Background

Quite a while before Hild was published I started to notice the astounding number of comparisons to other writers I was getting in blurbs, reviews, and critical discussions. This was not usual for me or my work, so I started keeping track. I totted up the totals, wrote a post, and set up a competition for readers.

Now, just eleven days before Spear hits the shelves, I’m seeing a slightly different trend: use of the same adjectives over and over.1 So for my own amusement I started keeping a spreadsheet of adjectives in trade reviews, blurbs from other writers, and booksellers. (I’m not including reader reviews on platforms like Goodreads—and, after publication, Amazon—because that would get overwhelming pretty fast.) Also, I amalgamated a few things—such as ‘new classic/should be part of the canon’ and ‘spellbinding/enchanting/sorcerous’ and ‘mesmerising/hypnotic’ and ‘genderqueer/fluid’—which mostly mean the same thing (and in fact reviewers often use a mix of these words in a single review). And I left out a few things that are used in almost every mention, words and phrases that are variations on themes like Queer and Queer retelling, or Too short/wanted more, or Gender/Genderbent retelling, or Old-bones-new-story/Makes-it-her-own, and so on.

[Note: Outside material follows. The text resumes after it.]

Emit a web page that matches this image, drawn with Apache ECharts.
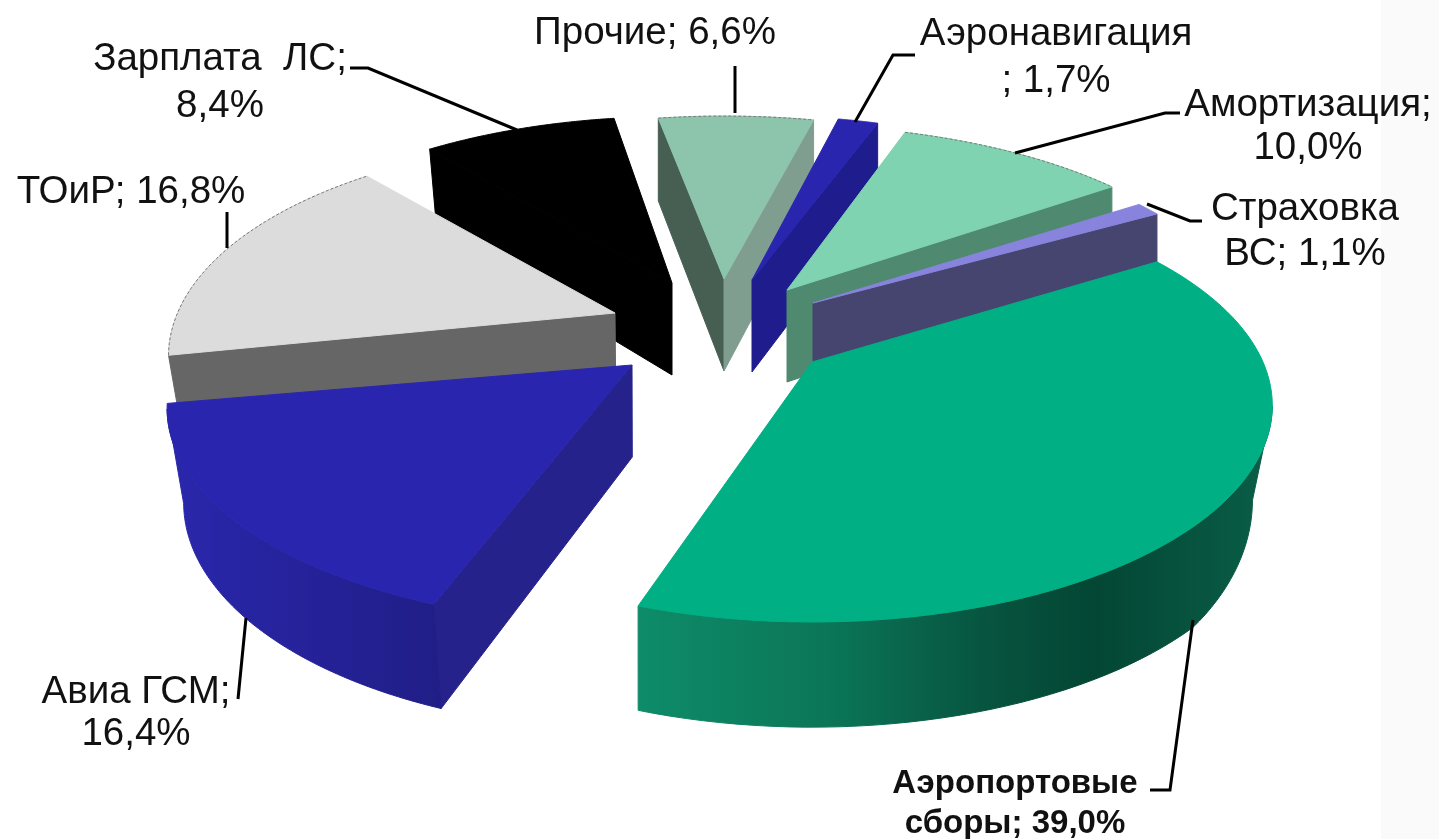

From that spreadsheet I’ve extracted a list of words that are used 4 times or more:

  • Amazing
  • Beautiful
  • Breathtaking
  • Brilliant
  • Canon/Classic
  • Captivating
  • Compelling
  • Concise
  • Dazzling
  • Delightful
  • Dreamy/Dreamlike
  • Effortless
  • Epic
  • Flowing/Fluid
  • Fresh
  • Genderqueer/Genderfluid
  • Gorgeous
  • Humane
  • Inclusive
  • Intense
  • Lovely
  • Lyrical/Poetic
  • Magical
  • Masterpiece/Masterful
  • Mesmerising/Hypnotic
  • New
  • Original
  • Polyamorous
  • Rich
  • Sensual/Sensuous
  • Spectacular
  • Spellbinding/Enchanting
  • Stunning
  • Subversive
  • Vivid
  • Wonderful

Note: This list occasionally grows as another adjective crosses the 4-mention cut-off. And the list is alphabetical, not in order of frequency—that’s your job!

Competition

The Rules

Guess the adjective used most frequently to describe Spear and then guess how many times it’s been used. (Edited to add: You can enter once a day between now and the end date.) The finalists will be chosen from those who guess the right word and the winner will be whoever gets closest to the noted frequency on my list. Just in case we have some eagle-eyed geniuses out there, the tie-breaker will be how many of the other Top 5 most-used adjectives you can guess. To enter, drop a comment here on the blog or, if you’re shy, email me directly using the contact form. ANY COMMENTS YOU MAKE ON ANOTHER PLATFORM—TWITTER, FACEBOOK, INSTAGRAM—WILL NOT COUNT AS AN ENTRY. Mainly because it’s just too hard to keep track. I’ll be dropping at least one clue a day here—but perhaps also on Instagram or Twitter—and of course there is the constantly-updated list of reviews on the Spear page. But it’s highly curated; I’m not including every review, and in fact only the tiniest snippets of the ones I do include

The Deadline

10 days after Spear is published, so 29 April. I’ll be updating my spreadsheet until then—so who knows what word might swoop in from left field and take the top spot. Not me! But maybe you do…

The Prize

Actually not one, not two, but three (3) prizes!

  1. A signed and personalised hardcover of Spear (one of my own Author Copies, so you’ll know it’s a first edition, first printing)
  2. A delicious, specially-designed enamel pin
  3. And the digital audiobook, narrated by me

There might be other things I can come up, but that’s it for now.

First clue:

Image description: Square graphic of a dark blue-tinted background showing the outline of a bubbling, steaming Celtic hanging bowl overlaid by, in white, “Humane, intelligent and deeply beautiful.” and below that, in red/orange, “Alix Harrow, author of A Spindle Splintered.”


  1. This I have seen before, with the Aud novels, where almost every newspaper review (back in the day when many newspapers still ran book reviews) characterised the books, the prose, or Aud herself as both ‘brutal’ and ‘beautiful.’ I don’t think the books are brutal at all; I think critics were just fascinated by the juxtaposition of Aud’s raw joy in her physical body, her use of violence as just one tool in her set, and the occasional lyricism of the prose. (‘Lyrical’ was another word used often.)